# cat technique question



## rolland (Jan 8, 2008)

Im not new to catfishing but not a pro for sure. I mostly use the standard bottom rig of barrel or other slip weight, bead and circle hook. Fishing for mostly channels 2-15 pound range. Standard bait, livers, cheese, worms, shad, shrimp... Cast out, rod holder, bell on end. Go only night hours from maybe 7PM- as late as possible.

My question is poles withount bait clickers just your standard open reels do you leave the line:

1- Tight line, fish can not run with it the hook.
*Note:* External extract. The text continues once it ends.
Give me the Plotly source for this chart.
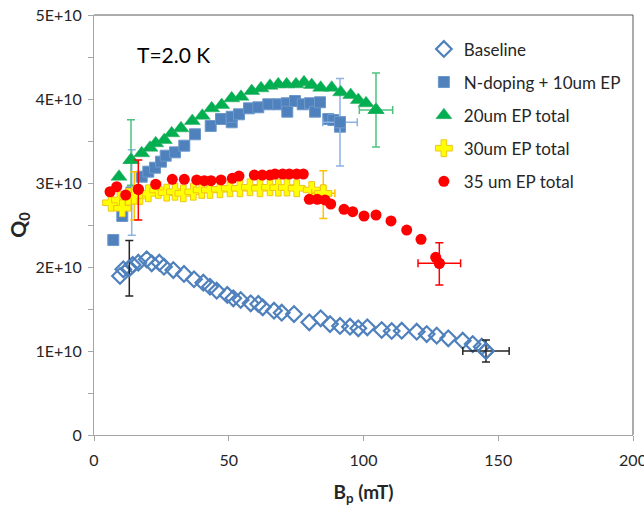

There hooked grabing the bait

2- Leave some slack in the line so the fish has 10 foot or so of line to run then it tightens up and hooks him

3- Leve the drag almost off so I hear the fish running and set the hook myself

4- Leave the bale open and let them run

5- somthing not mentioned above


----------



## Catproinnovations (Dec 8, 2009)

Leave the bale open and wrap a popcan around the slack line one wrap when it pops off you have a fish running if your using live bait add some rocks inside it to weigh it down so it doesn't free spool your line


Posted using Outdoor Hub Campfire


----------



## rolland (Jan 8, 2008)

Catproinnovations said:


> Leave the bale open and wrap a popcan around the slack line one wrap when it pops off you have a fish running if your using live bait add some rocks inside it to weigh it down so it doesn't free spool your line
> 
> 
> Posted using Outdoor Hub Campfire


so the pop can is in the water? not sure where you put the pop can


----------



## whodeynati (Mar 12, 2012)

Pretty sure catpro is saying to pry the tab up, so that line is behind it. The fish will then knock over your can... CAN DOWN! 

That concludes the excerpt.